In most B2B buying decisions, price is just one part of a much larger equation. Buyers also weigh:
- Inventory availability
- Delivery speed and accuracy
- Ease of doing business
- Invoicing and returns
- Relationship and trust
- Brand familiarity
- Risk of switching suppliers
When a distributor offers the lowest price—but isn’t the preferred partner—that quote usually becomes leverage. The buyer brings it back to their existing supplier, who sharpens their pencil just enough to keep the business. The original distributor? They never see the order.
“If two people want to do business together, price is not going to be a problem.
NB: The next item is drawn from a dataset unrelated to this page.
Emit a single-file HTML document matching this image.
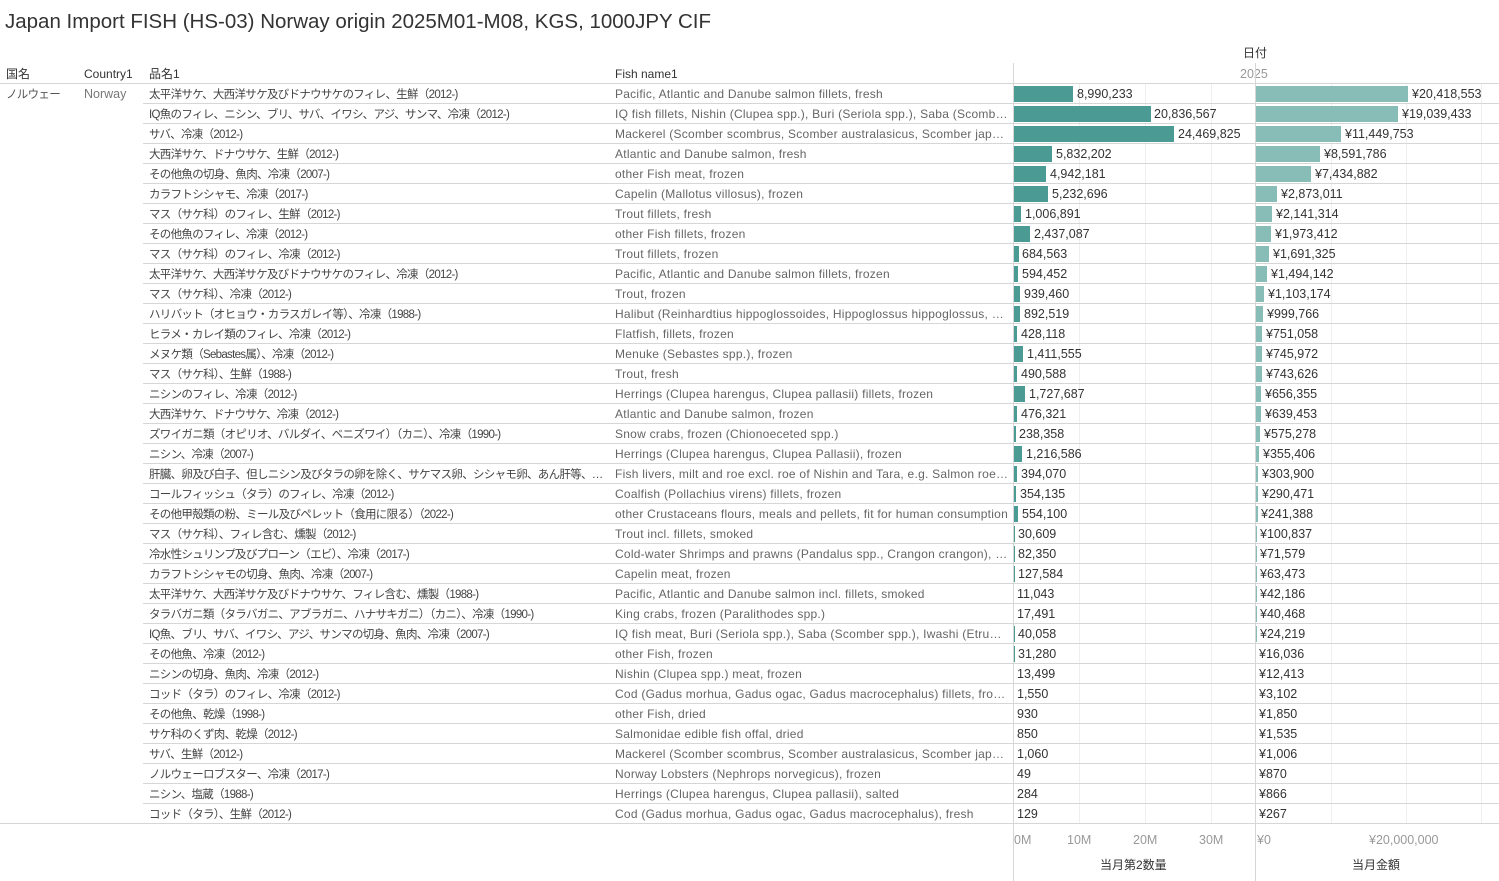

However, if one of the two doesn’t want to do business with the other, price is always going to be a problem.” – Jim Cathcart
What the Math Actually Says
Here’s where it gets real: If you’re a 30% margin company and give a 10% discount, you now need to increase your sales quantity by 50% just to earn the same profit.
That’s a massive lift.
It’s easy to say sales will go up.
It’s incredibly hard to increase sales by 50%.

To make the same $12,000 in gross profit, you now need to sell $150 worth of product at the new price.
So What’s the Better Approach?
Rather than broad, reactive discounting, consider this:
- Get strategic about who matters
Focus on key accounts, high-potential customers, and those willing to grow with you. - Understand what drives their behavior
Every buyer has a handful of products that drive their purchasing habits—high-volume, high-frequency, planned spend. Think “eggs, milk, and diapers.” Be sharp on those. - Avoid the trap of across-the-board cuts
Not all items need aggressive pricing. Lowering prices on less influential items won’t win you more business—it just erodes margin. - Use price as a scalpel, not a sledgehammer
Be competitive where it counts. Don’t slash where it doesn’t.
The Bottom Line
Yes, lowering price can increase sales. But if you’re not careful, you’ll sell more, work harder—and make less.
In most cases, especially with across-the-board cuts, price reductions are a shortcut to shrinking profits. The key is not to be the cheapest. The key is to be the smartest.
Pricing isn’t simple. And treating it like it is? That’s a myth that will cost you.